◆ Data lines

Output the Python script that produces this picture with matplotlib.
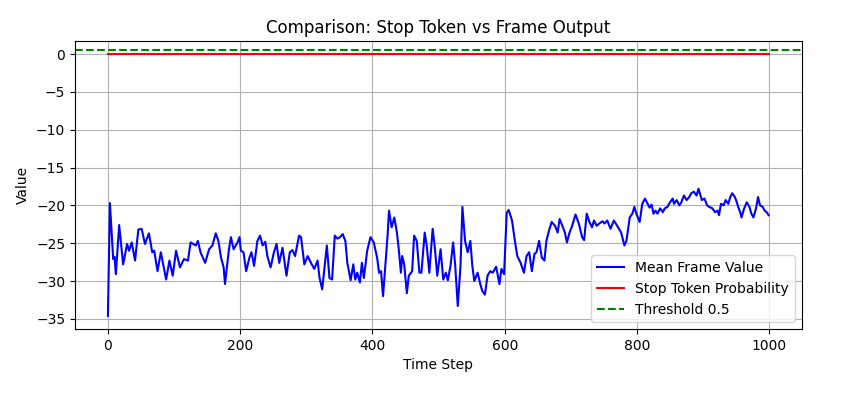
"""Comparison of the stop-token probability against the mean frame value per decoder step."""

import matplotlib
matplotlib.use("Agg")
import matplotlib.pyplot as plt
import numpy as np

N_STEPS = 1000
THRESHOLD = 0.5

# Mean frame value at these time steps.
frame_steps = [
    0, 3, 8, 10, 12, 17, 23, 29, 32, 36, 41, 46, 51, 56, 62, 67, 70, 75, 80, 88,
    93, 98, 103, 109, 115, 121, 125, 133, 136, 140, 147, 153, 158, 163, 167, 171,
    175, 177, 183, 186, 190, 196, 199, 201, 205, 209, 214, 217, 221, 226, 230,
    234, 238, 241, 246, 251, 255, 259, 264, 270, 275, 279, 283, 289, 292, 297,
    302, 307, 312, 317, 320, 324, 331, 335, 339, 343, 347, 351, 355, 359, 362,
    367, 371, 374, 377, 381, 384, 387, 392, 397, 402, 407, 410, 413, 416, 420,
    423, 425, 429, 433, 437, 440, 443, 445, 448, 452, 455, 460, 463, 467, 471,
    474, 479, 482, 486, 491, 494, 498, 503, 507, 511, 514, 518, 522, 525, 529,
    533, 536, 540, 544, 548, 551, 554, 559, 563, 566, 570, 574, 578, 582, 587,
    592, 595, 599, 603, 606, 611, 616, 619, 624, 629, 633, 637, 641, 645, 648,
    652, 656, 660, 663, 667, 671, 676, 680, 683, 688, 691, 694, 698, 702, 707,
    712, 717, 720, 724, 728, 732, 735, 739, 743, 748, 751, 755, 760, 765, 770,
    776, 781, 784, 789, 793, 796, 799, 804, 808, 812, 816, 819, 822, 825, 828,
    831, 835, 839, 842, 846, 850, 854, 856, 860, 864, 867, 871, 875, 879, 882,
    886, 890, 893, 895, 898, 902, 906, 909, 914, 918, 922, 924, 927, 931, 934,
    938, 941, 944, 948, 951, 953, 956, 958, 962, 966, 970, 973, 976, 980, 983,
    986, 990, 993, 996, 999,
]
frame_values = [
    -34.6, -19.7, -27.1, -26.8, -29.1, -22.6, -27.8, -25.1, -26.0, -24.9, -27.3,
    -23.2, -23.1, -25.1, -23.7, -26.2, -26.0, -28.7, -26.2, -29.8, -27.3, -29.3,
    -26.0, -28.2, -27.1, -27.3, -24.9, -25.3, -24.7, -26.2, -27.6, -25.8, -25.3,
    -23.7, -24.7, -26.9, -28.2, -30.4, -25.8, -24.2, -25.8, -24.9, -24.2, -26.0,
    -26.2, -28.7, -26.9, -26.2, -28.0, -24.7, -24.0, -25.3, -24.8, -26.7, -28.2,
    -26.2, -25.1, -27.6, -25.6, -29.3, -26.2, -25.9, -26.7, -24.0, -24.2, -27.8,
    -26.7, -27.6, -28.4, -27.3, -29.6, -31.1, -25.3, -29.6, -29.8, -24.0, -24.4,
    -24.2, -23.8, -24.7, -27.6, -29.9, -27.8, -29.8, -28.9, -30.2, -27.6, -29.6,
    -26.0, -24.2, -24.9, -26.9, -28.9, -28.7, -32.0, -27.3, -23.8, -20.7, -22.9,
    -21.6, -23.6, -26.0, -28.9, -26.7, -27.8, -31.6, -29.3, -28.7, -24.0, -24.7,
    -28.9, -28.9, -23.6, -25.3, -28.9, -23.1, -25.3, -29.3, -25.8, -29.8, -28.9,
    -29.9, -28.0, -24.9, -27.8, -33.3, -28.2, -20.2, -24.7, -26.2, -24.7, -28.0,
    -30.0, -28.9, -30.4, -31.3, -31.8, -29.3, -28.7, -28.9, -28.1, -30.4, -28.4,
    -29.1, -21.0, -20.6, -22.0, -25.1, -26.7, -27.6, -28.9, -26.7, -26.2, -28.7,
    -26.4, -26.2, -24.7, -26.9, -27.3, -24.7, -23.3, -22.2, -22.7, -23.6, -21.8,
    -22.9, -23.6, -24.9, -23.6, -22.7, -21.2, -22.4, -24.2, -24.6, -21.1, -22.2,
    -22.9, -22.0, -22.7, -22.4, -22.1, -22.4, -22.0, -23.1, -22.0, -22.7, -23.6,
    -25.3, -24.7, -21.6, -21.1, -20.2, -21.1, -22.2, -19.8, -19.1, -19.8, -20.3,
    -19.9, -21.1, -20.7, -21.1, -20.4, -20.9, -20.4, -20.2, -19.6, -19.1, -19.8,
    -19.3, -20.0, -19.6, -18.7, -19.3, -18.9, -18.4, -18.2, -18.7, -17.8, -18.4,
    -19.3, -19.1, -20.0, -20.2, -20.4, -20.9, -20.7, -21.3, -19.8, -20.0, -19.3,
    -19.8, -18.9, -18.4, -18.9, -19.6, -20.2, -20.9, -21.6, -20.4, -19.6, -20.2,
    -21.1, -21.6, -20.4, -18.9, -20.0, -20.2, -20.7, -20.9, -21.3,
]

# Stop token probability stays at zero for the whole run.
stop_steps = list(range(N_STEPS))
stop_probs = [0.0] * N_STEPS


def main():
    fig, ax = plt.subplots(figsize=(8.51, 3.98), dpi=100)
    fig.subplots_adjust(left=0.088, right=0.942, top=0.897, bottom=0.173)

    ax.plot(frame_steps, frame_values, color="blue", label="Mean Frame Value")
    ax.plot(stop_steps, stop_probs, color="red", label="Stop Token Probability")
    ax.axhline(THRESHOLD, color="green", linestyle="--", label="Threshold 0.5")

    ax.set_ylim(-36.36, 1.72)
    ax.set_title("Comparison: Stop Token vs Frame Output")
    ax.set_xlabel("Time Step")
    ax.set_ylabel("Value")
    ax.grid(True)
    ax.legend(loc="lower right")

    fig.savefig("out.png", dpi=100)


if __name__ == "__main__":
    main()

◆ Exercise aim
Leave out the pictures and restate, word for word, the lines from the top of the data through the line containing "THRESHOLD = 0.5", both included.

◆ Finished exercise
Output the Python script that produces this picture with matplotlib.
"""Comparison of the stop-token probability against the mean frame value per decoder step."""

import matplotlib
matplotlib.use("Agg")
import matplotlib.pyplot as plt
import numpy as np

N_STEPS = 1000
THRESHOLD = 0.5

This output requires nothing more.